> _TASK REQUIREMENTS_
Without including any images, repeat the data exactly.

● ● ●

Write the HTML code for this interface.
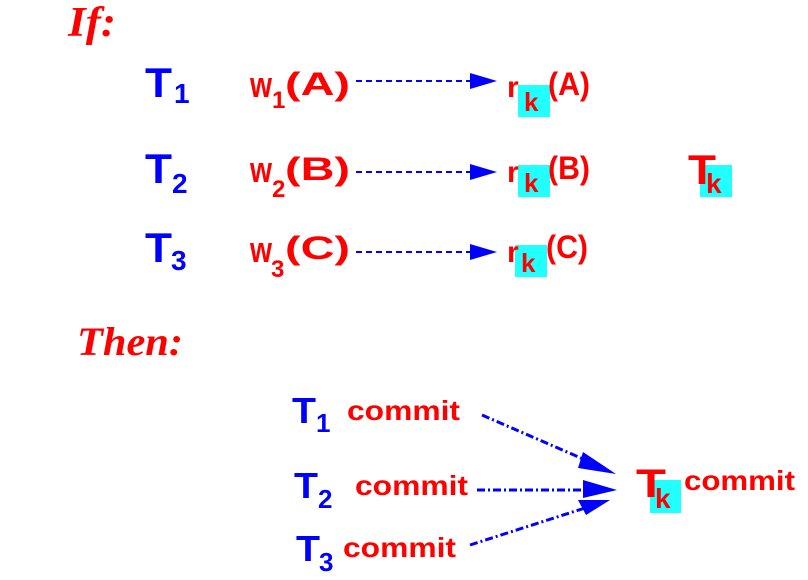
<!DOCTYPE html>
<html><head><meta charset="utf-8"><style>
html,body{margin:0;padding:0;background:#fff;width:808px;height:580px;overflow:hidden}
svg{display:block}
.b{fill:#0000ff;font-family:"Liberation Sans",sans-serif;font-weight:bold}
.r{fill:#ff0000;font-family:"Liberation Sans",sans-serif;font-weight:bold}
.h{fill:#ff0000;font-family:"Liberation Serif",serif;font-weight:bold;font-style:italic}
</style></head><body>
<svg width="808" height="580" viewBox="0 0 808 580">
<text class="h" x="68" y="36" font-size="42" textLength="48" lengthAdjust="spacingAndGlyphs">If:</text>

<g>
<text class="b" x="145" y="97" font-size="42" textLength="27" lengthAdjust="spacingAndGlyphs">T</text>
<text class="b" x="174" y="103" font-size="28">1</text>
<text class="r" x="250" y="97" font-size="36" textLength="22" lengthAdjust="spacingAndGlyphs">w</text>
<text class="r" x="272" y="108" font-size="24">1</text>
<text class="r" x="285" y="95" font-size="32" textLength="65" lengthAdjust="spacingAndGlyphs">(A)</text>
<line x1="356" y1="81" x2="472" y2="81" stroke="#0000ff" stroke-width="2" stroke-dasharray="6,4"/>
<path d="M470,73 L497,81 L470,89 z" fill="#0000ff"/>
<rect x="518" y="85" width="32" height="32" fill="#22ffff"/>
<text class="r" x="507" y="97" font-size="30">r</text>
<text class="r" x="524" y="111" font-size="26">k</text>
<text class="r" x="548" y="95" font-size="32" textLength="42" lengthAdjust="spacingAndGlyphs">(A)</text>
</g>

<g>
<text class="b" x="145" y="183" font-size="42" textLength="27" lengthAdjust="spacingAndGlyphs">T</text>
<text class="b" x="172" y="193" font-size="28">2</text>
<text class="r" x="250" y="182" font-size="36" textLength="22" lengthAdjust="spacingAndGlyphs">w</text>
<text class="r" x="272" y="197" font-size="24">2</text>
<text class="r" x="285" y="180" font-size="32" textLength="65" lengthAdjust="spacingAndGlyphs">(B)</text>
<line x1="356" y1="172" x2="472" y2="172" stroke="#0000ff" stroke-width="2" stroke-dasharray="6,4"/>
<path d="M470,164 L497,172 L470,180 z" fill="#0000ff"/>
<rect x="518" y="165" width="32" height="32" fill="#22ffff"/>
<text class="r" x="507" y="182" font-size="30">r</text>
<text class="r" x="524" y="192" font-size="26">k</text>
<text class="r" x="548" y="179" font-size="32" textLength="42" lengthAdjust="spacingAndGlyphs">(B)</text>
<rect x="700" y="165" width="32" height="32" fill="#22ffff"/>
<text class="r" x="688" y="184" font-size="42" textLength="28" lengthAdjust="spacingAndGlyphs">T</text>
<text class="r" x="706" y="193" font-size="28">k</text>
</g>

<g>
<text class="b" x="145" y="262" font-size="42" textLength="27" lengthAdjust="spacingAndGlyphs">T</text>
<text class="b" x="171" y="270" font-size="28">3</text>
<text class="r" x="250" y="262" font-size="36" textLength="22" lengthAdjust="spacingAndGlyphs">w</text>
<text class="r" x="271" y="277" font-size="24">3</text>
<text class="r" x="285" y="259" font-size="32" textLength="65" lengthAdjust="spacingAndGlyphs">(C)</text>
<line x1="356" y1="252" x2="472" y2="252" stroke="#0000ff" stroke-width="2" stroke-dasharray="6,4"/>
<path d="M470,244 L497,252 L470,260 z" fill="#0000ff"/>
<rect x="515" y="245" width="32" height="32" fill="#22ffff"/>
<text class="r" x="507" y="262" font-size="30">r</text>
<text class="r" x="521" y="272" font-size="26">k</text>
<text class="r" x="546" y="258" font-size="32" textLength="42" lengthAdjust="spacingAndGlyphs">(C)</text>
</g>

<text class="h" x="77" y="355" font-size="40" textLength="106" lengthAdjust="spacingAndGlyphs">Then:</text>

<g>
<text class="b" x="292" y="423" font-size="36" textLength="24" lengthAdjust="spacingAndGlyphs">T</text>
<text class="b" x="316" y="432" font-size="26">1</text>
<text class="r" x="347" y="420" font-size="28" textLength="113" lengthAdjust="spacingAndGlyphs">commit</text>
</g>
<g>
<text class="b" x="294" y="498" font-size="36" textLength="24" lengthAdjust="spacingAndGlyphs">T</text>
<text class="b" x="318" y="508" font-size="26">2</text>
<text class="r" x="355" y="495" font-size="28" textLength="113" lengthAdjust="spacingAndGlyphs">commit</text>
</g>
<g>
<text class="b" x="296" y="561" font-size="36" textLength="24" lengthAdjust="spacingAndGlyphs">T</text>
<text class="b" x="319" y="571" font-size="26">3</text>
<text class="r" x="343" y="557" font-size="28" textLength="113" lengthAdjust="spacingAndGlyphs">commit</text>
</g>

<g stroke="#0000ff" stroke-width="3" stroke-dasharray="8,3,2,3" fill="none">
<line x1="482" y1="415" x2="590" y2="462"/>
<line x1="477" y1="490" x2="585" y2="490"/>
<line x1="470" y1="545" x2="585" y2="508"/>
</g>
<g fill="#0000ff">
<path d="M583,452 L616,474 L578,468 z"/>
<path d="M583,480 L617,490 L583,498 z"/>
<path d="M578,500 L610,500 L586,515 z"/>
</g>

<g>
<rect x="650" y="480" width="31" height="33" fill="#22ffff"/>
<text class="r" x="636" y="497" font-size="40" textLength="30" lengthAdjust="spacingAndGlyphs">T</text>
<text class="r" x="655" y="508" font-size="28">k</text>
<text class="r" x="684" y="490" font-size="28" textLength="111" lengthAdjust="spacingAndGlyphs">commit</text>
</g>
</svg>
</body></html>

● ● ●

> _RESPONSE TO THIS EXERCISE_
Write the HTML code for this interface.
<!DOCTYPE html>
<html><head><meta charset="utf-8"><style>
html,body{margin:0;padding:0;background:#fff;width:808px;height:580px;overflow:hidden}
svg{display:block}
.b{fill:#0000ff;font-family:"Liberation Sans",sans-serif;font-weight:bold}
.r{fill:#ff0000;font-family:"Liberation Sans",sans-serif;font-weight:bold}
.h{fill:#ff0000;font-family:"Liberation Serif",serif;font-weight:bold;font-style:italic}
</style></head><body>
<svg width="808" height="580" viewBox="0 0 808 580">
<text class="h" x="68" y="36" font-size="42" textLength="48" lengthAdjust="spacingAndGlyphs">If:</text>

<g>
<text class="b" x="145" y="97" font-size="42" textLength="27" lengthAdjust="spacingAndGlyphs">T</text>
<text class="b" x="174" y="103" font-size="28">1</text>
<text class="r" x="250" y="97" font-size="36" textLength="22" lengthAdjust="spacingAndGlyphs">w</text>
<text class="r" x="272" y="108" font-size="24">1</text>
<text class="r" x="285" y="95" font-size="32" textLength="65" lengthAdjust="spacingAndGlyphs">(A)</text>
<line x1="356" y1="81" x2="472" y2="81" stroke="#0000ff" stroke-width="2" stroke-dasharray="6,4"/>
<path d="M470,73 L497,81 L470,89 z" fill="#0000ff"/>
<rect x="518" y="85" width="32" height="32" fill="#22ffff"/>
<text class="r" x="507" y="97" font-size="30">r</text>
<text class="r" x="524" y="111" font-size="26">k</text>
<text class="r" x="548" y="95" font-size="32" textLength="42" lengthAdjust="spacingAndGlyphs">(A)</text>
</g>

<g>
<text class="b" x="145" y="183" font-size="42" textLength="27" lengthAdjust="spacingAndGlyphs">T</text>
<text class="b" x="172" y="193" font-size="28">2</text>
<text class="r" x="250" y="182" font-size="36" textLength="22" lengthAdjust="spacingAndGlyphs">w</text>
<text class="r" x="272" y="197" font-size="24">2</text>
<text class="r" x="285" y="180" font-size="32" textLength="65" lengthAdjust="spacingAndGlyphs">(B)</text>
<line x1="356" y1="172" x2="472" y2="172" stroke="#0000ff" stroke-width="2" stroke-dasharray="6,4"/>
<path d="M470,164 L497,172 L470,180 z" fill="#0000ff"/>
<rect x="518" y="165" width="32" height="32" fill="#22ffff"/>
<text class="r" x="507" y="182" font-size="30">r</text>
<text class="r" x="524" y="192" font-size="26">k</text>
<text class="r" x="548" y="179" font-size="32" textLength="42" lengthAdjust="spacingAndGlyphs">(B)</text>
<rect x="700" y="165" width="32" height="32" fill="#22ffff"/>
<text class="r" x="688" y="184" font-size="42" textLength="28" lengthAdjust="spacingAndGlyphs">T</text>
<text class="r" x="706" y="193" font-size="28">k</text>
</g>

<g>
<text class="b" x="145" y="262" font-size="42" textLength="27" lengthAdjust="spacingAndGlyphs">T</text>
<text class="b" x="171" y="270" font-size="28">3</text>
<text class="r" x="250" y="262" font-size="36" textLength="22" lengthAdjust="spacingAndGlyphs">w</text>
<text class="r" x="271" y="277" font-size="24">3</text>
<text class="r" x="285" y="259" font-size="32" textLength="65" lengthAdjust="spacingAndGlyphs">(C)</text>
<line x1="356" y1="252" x2="472" y2="252" stroke="#0000ff" stroke-width="2" stroke-dasharray="6,4"/>
<path d="M470,244 L497,252 L470,260 z" fill="#0000ff"/>
<rect x="515" y="245" width="32" height="32" fill="#22ffff"/>
<text class="r" x="507" y="262" font-size="30">r</text>
<text class="r" x="521" y="272" font-size="26">k</text>
<text class="r" x="546" y="258" font-size="32" textLength="42" lengthAdjust="spacingAndGlyphs">(C)</text>
</g>

<text class="h" x="77" y="355" font-size="40" textLength="106" lengthAdjust="spacingAndGlyphs">Then:</text>

<g>
<text class="b" x="292" y="423" font-size="36" textLength="24" lengthAdjust="spacingAndGlyphs">T</text>
<text class="b" x="316" y="432" font-size="26">1</text>
<text class="r" x="347" y="420" font-size="28" textLength="113" lengthAdjust="spacingAndGlyphs">commit</text>
</g>
<g>
<text class="b" x="294" y="498" font-size="36" textLength="24" lengthAdjust="spacingAndGlyphs">T</text>
<text class="b" x="318" y="508" font-size="26">2</text>
<text class="r" x="355" y="495" font-size="28" textLength="113" lengthAdjust="spacingAndGlyphs">commit</text>
</g>
<g>
<text class="b" x="296" y="561" font-size="36" textLength="24" lengthAdjust="spacingAndGlyphs">T</text>
<text class="b" x="319" y="571" font-size="26">3</text>
<text class="r" x="343" y="557" font-size="28" textLength="113" lengthAdjust="spacingAndGlyphs">commit</text>
</g>

<g stroke="#0000ff" stroke-width="3" stroke-dasharray="8,3,2,3" fill="none">
<line x1="482" y1="415" x2="590" y2="462"/>
<line x1="477" y1="490" x2="585" y2="490"/>
<line x1="470" y1="545" x2="585" y2="508"/>
</g>
<g fill="#0000ff">
<path d="M583,452 L616,474 L578,468 z"/>
<path d="M583,480 L617,490 L583,498 z"/>
<path d="M578,500 L610,500 L586,515 z"/>
</g>

<g>
<rect x="650" y="480" width="31" height="33" fill="#22ffff"/>
<text class="r" x="636" y="497" font-size="40" textLength="30" lengthAdjust="spacingAndGlyphs">T</text>
<text class="r" x="655" y="508" font-size="28">k</text>
<text class="r" x="684" y="490" font-size="28" textLength="111" lengthAdjust="spacingAndGlyphs">commit</text>
</g>
</svg>
</body></html>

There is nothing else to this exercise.